▸ EXERCISE INSTRUCTIONS:
Go through the data and copy every line exactly, but not the images.

▸ DATA BLOCK:
= = = = = = =

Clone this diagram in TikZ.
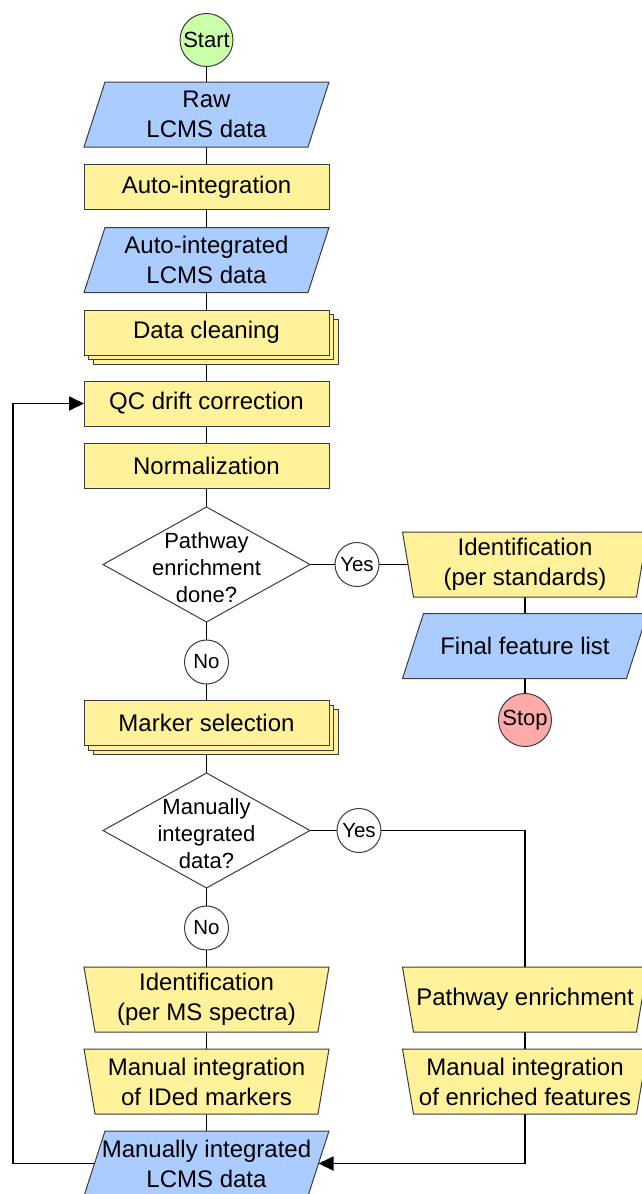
\documentclass[tikz,border=0pt]{standalone}
\usepackage{fontspec}
\setmainfont{Liberation Sans}
\usetikzlibrary{shapes.geometric,shadows,arrows.meta}
\pgfdeclarelayer{edges}
\pgfdeclarelayer{shapes}
\pgfsetlayers{edges,shapes,main}
\definecolor{ioblue}{RGB}{170,204,255}
\definecolor{procyel}{RGB}{255,242,155}
\definecolor{startgreen}{RGB}{204,255,170}
\definecolor{stopred}{RGB}{255,170,170}
\definecolor{edgegray}{RGB}{60,60,60}
\newcommand\ioshape[2][21pt]{\draw[iofill] ([xshift=#1]#2.north west) -- (#2.north east) -- ([xshift=-#1]#2.south east) -- (#2.south west) -- cycle;}
\newcommand\manshape[2][11pt]{\draw[manfill] (#2.north west) -- (#2.north east) -- ([xshift=-#1]#2.south east) -- ([xshift=#1]#2.south west) -- cycle;}
\newcommand\dectext[1]{\smash{\raisebox{-11pt}{\begin{tabular}{@{}c@{}}#1\end{tabular}}}}
\tikzset{
  base/.style={inner sep=0pt, outer sep=0pt, align=center, font=\fontsize{24}{30}\selectfont},
  proc/.style={base, rectangle, draw=edgegray, line width=1pt, fill=procyel, minimum width=245pt, minimum height=45pt},
  stackbox/.style={proc, double copy shadow={shadow xshift=4.5pt, shadow yshift=-4.5pt, fill=procyel, draw=edgegray, line width=1pt}},
  holder/.style={base, rectangle, minimum width=245pt, minimum height=65pt},
  iofill/.style={draw=edgegray, line width=1pt, fill=ioblue},
  manfill/.style={draw=edgegray, line width=1pt, fill=procyel},
  term/.style={base, circle, draw=edgegray, line width=1pt, minimum size=53pt, font=\fontsize{22}{26}\selectfont},
  answer/.style={base, circle, draw=edgegray, line width=1pt, fill=white, minimum size=44pt, font=\fontsize{20.5}{24}\selectfont},
  decision/.style={base, diamond, draw=edgegray, line width=1pt, fill=white, minimum width=207pt, minimum height=115pt, font=\fontsize{22}{27}\selectfont},
  conn/.style={line width=1.8pt, black},
  flow/.style={conn, -{Triangle[length=15pt,width=14pt]}},
}
\begin{document}
\begin{tikzpicture}[x=1pt,y=-1pt]
\useasboundingbox (0,0) rectangle (641,1194);
% left column
\node[term, fill=startgreen] (start) at (206.5,40) {Start};
\node[holder] (raw) at (206.5,114.5) {Raw\\LCMS data};
\node[proc] (autoint) at (206.5,187) {Auto-integration};
\node[holder] (autolcms) at (206.5,260) {Auto-integrated\\LCMS data};
\node[stackbox] (clean) at (206.5,332.5) {Data cleaning};
\node[proc] (qc) at (206.5,403.5) {QC drift correction};
\node[proc] (norm) at (206.5,466) {Normalization};
\node[decision] (d1) at (206.5,564.5) {\dectext{Pathway\\enrichment\\done?}};
\node[answer] (no1) at (206.5,662) {No};
\node[stackbox] (marker) at (206.5,723) {Marker selection};
\node[decision] (d2) at (206.5,830.5) {\dectext{Manually\\integrated\\data?}};
\node[answer] (no2) at (206.5,928) {No};
\node[holder] (identms) at (206.5,999.5) {Identification\\(per MS spectra)};
\node[holder] (manid) at (206.5,1081.5) {Manual integration\\of IDed markers};
\node[holder] (mlcms) at (206.5,1163.5) {Manually integrated\\LCMS data};
% right column
\node[answer] (yes1) at (357,564.5) {Yes};
\node[holder] (ident1) at (525,564.5) {Identification\\(per standards)};
\node[holder] (final) at (525,646) {Final feature list};
\node[term, fill=stopred] (stop) at (525,720) {Stop};
\node[answer] (yes2) at (359,830.5) {Yes};
\node[holder] (pathenr) at (525,999.5) {Pathway enrichment};
\node[holder] (manenr) at (525,1081.5) {Manual integration\\of enriched features};
\coordinate (fbx) at (13,0);
% shapes
\begin{pgfonlayer}{shapes}
\ioshape{raw}
\ioshape{autolcms}
\ioshape{mlcms}
\ioshape{final}
\manshape{ident1}
\manshape{identms}
\manshape{manid}
\manshape{pathenr}
\manshape{manenr}
\end{pgfonlayer}
% connectors
\begin{pgfonlayer}{edges}
\draw[conn] (start) -- (raw.north);
\draw[conn] (raw) -- (autoint);
\draw[conn] (autoint) -- (autolcms);
\draw[conn] (autolcms) -- (clean);
\draw[conn] (clean) -- (qc);
\draw[conn] (qc) -- (norm);
\draw[conn] (norm) -- (d1);
\draw[conn] (d1) -- (no1);
\draw[conn] (no1) -- (marker);
\draw[conn] (marker) -- (d2);
\draw[conn] (d2) -- (no2);
\draw[conn] (no2) -- (identms);
\draw[conn] (identms) -- (manid);
\draw[conn] (manid) -- (mlcms);
\draw[conn] (d1) -- (yes1);
\draw[conn] (yes1) -- ([xshift=5.5pt]ident1.west);
\draw[conn] (ident1) -- (final);
\draw[conn] (final) -- (stop);
\draw[conn] (d2) -- (yes2);
\draw[conn] (yes2.east) -| (pathenr.north);
\draw[conn] (pathenr) -- (manenr);
\draw[flow] (manenr.south) |- ([xshift=-10.5pt]mlcms.east);
\draw[flow] (mlcms.center) -- (mlcms.center -| fbx) |- (qc.west);
\end{pgfonlayer}
\end{tikzpicture}
\end{document}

= = = = = = =

▸ TASK OUTPUT:
Clone this diagram in TikZ.
\documentclass[tikz,border=0pt]{standalone}
\usepackage{fontspec}
\setmainfont{Liberation Sans}
\usetikzlibrary{shapes.geometric,shadows,arrows.meta}
\pgfdeclarelayer{edges}
\pgfdeclarelayer{shapes}
\pgfsetlayers{edges,shapes,main}
\definecolor{ioblue}{RGB}{170,204,255}
\definecolor{procyel}{RGB}{255,242,155}
\definecolor{startgreen}{RGB}{204,255,170}
\definecolor{stopred}{RGB}{255,170,170}
\definecolor{edgegray}{RGB}{60,60,60}
\newcommand\ioshape[2][21pt]{\draw[iofill] ([xshift=#1]#2.north west) -- (#2.north east) -- ([xshift=-#1]#2.south east) -- (#2.south west) -- cycle;}
\newcommand\manshape[2][11pt]{\draw[manfill] (#2.north west) -- (#2.north east) -- ([xshift=-#1]#2.south east) -- ([xshift=#1]#2.south west) -- cycle;}
\newcommand\dectext[1]{\smash{\raisebox{-11pt}{\begin{tabular}{@{}c@{}}#1\end{tabular}}}}
\tikzset{
  base/.style={inner sep=0pt, outer sep=0pt, align=center, font=\fontsize{24}{30}\selectfont},
  proc/.style={base, rectangle, draw=edgegray, line width=1pt, fill=procyel, minimum width=245pt, minimum height=45pt},
  stackbox/.style={proc, double copy shadow={shadow xshift=4.5pt, shadow yshift=-4.5pt, fill=procyel, draw=edgegray, line width=1pt}},
  holder/.style={base, rectangle, minimum width=245pt, minimum height=65pt},
  iofill/.style={draw=edgegray, line width=1pt, fill=ioblue},
  manfill/.style={draw=edgegray, line width=1pt, fill=procyel},
  term/.style={base, circle, draw=edgegray, line width=1pt, minimum size=53pt, font=\fontsize{22}{26}\selectfont},
  answer/.style={base, circle, draw=edgegray, line width=1pt, fill=white, minimum size=44pt, font=\fontsize{20.5}{24}\selectfont},
  decision/.style={base, diamond, draw=edgegray, line width=1pt, fill=white, minimum width=207pt, minimum height=115pt, font=\fontsize{22}{27}\selectfont},
  conn/.style={line width=1.8pt, black},
  flow/.style={conn, -{Triangle[length=15pt,width=14pt]}},
}
\begin{document}
\begin{tikzpicture}[x=1pt,y=-1pt]
\useasboundingbox (0,0) rectangle (641,1194);
% left column
\node[term, fill=startgreen] (start) at (206.5,40) {Start};
\node[holder] (raw) at (206.5,114.5) {Raw\\LCMS data};
\node[proc] (autoint) at (206.5,187) {Auto-integration};
\node[holder] (autolcms) at (206.5,260) {Auto-integrated\\LCMS data};
\node[stackbox] (clean) at (206.5,332.5) {Data cleaning};
\node[proc] (qc) at (206.5,403.5) {QC drift correction};
\node[proc] (norm) at (206.5,466) {Normalization};
\node[decision] (d1) at (206.5,564.5) {\dectext{Pathway\\enrichment\\done?}};
\node[answer] (no1) at (206.5,662) {No};
\node[stackbox] (marker) at (206.5,723) {Marker selection};
\node[decision] (d2) at (206.5,830.5) {\dectext{Manually\\integrated\\data?}};
\node[answer] (no2) at (206.5,928) {No};
\node[holder] (identms) at (206.5,999.5) {Identification\\(per MS spectra)};
\node[holder] (manid) at (206.5,1081.5) {Manual integration\\of IDed markers};
\node[holder] (mlcms) at (206.5,1163.5) {Manually integrated\\LCMS data};
% right column
\node[answer] (yes1) at (357,564.5) {Yes};
\node[holder] (ident1) at (525,564.5) {Identification\\(per standards)};
\node[holder] (final) at (525,646) {Final feature list};
\node[term, fill=stopred] (stop) at (525,720) {Stop};
\node[answer] (yes2) at (359,830.5) {Yes};
\node[holder] (pathenr) at (525,999.5) {Pathway enrichment};
\node[holder] (manenr) at (525,1081.5) {Manual integration\\of enriched features};
\coordinate (fbx) at (13,0);
% shapes
\begin{pgfonlayer}{shapes}
\ioshape{raw}
\ioshape{autolcms}
\ioshape{mlcms}
\ioshape{final}
\manshape{ident1}
\manshape{identms}
\manshape{manid}
\manshape{pathenr}
\manshape{manenr}
\end{pgfonlayer}
% connectors
\begin{pgfonlayer}{edges}
\draw[conn] (start) -- (raw.north);
\draw[conn] (raw) -- (autoint);
\draw[conn] (autoint) -- (autolcms);
\draw[conn] (autolcms) -- (clean);
\draw[conn] (clean) -- (qc);
\draw[conn] (qc) -- (norm);
\draw[conn] (norm) -- (d1);
\draw[conn] (d1) -- (no1);
\draw[conn] (no1) -- (marker);
\draw[conn] (marker) -- (d2);
\draw[conn] (d2) -- (no2);
\draw[conn] (no2) -- (identms);
\draw[conn] (identms) -- (manid);
\draw[conn] (manid) -- (mlcms);
\draw[conn] (d1) -- (yes1);
\draw[conn] (yes1) -- ([xshift=5.5pt]ident1.west);
\draw[conn] (ident1) -- (final);
\draw[conn] (final) -- (stop);
\draw[conn] (d2) -- (yes2);
\draw[conn] (yes2.east) -| (pathenr.north);
\draw[conn] (pathenr) -- (manenr);
\draw[flow] (manenr.south) |- ([xshift=-10.5pt]mlcms.east);
\draw[flow] (mlcms.center) -- (mlcms.center -| fbx) |- (qc.west);
\end{pgfonlayer}
\end{tikzpicture}
\end{document}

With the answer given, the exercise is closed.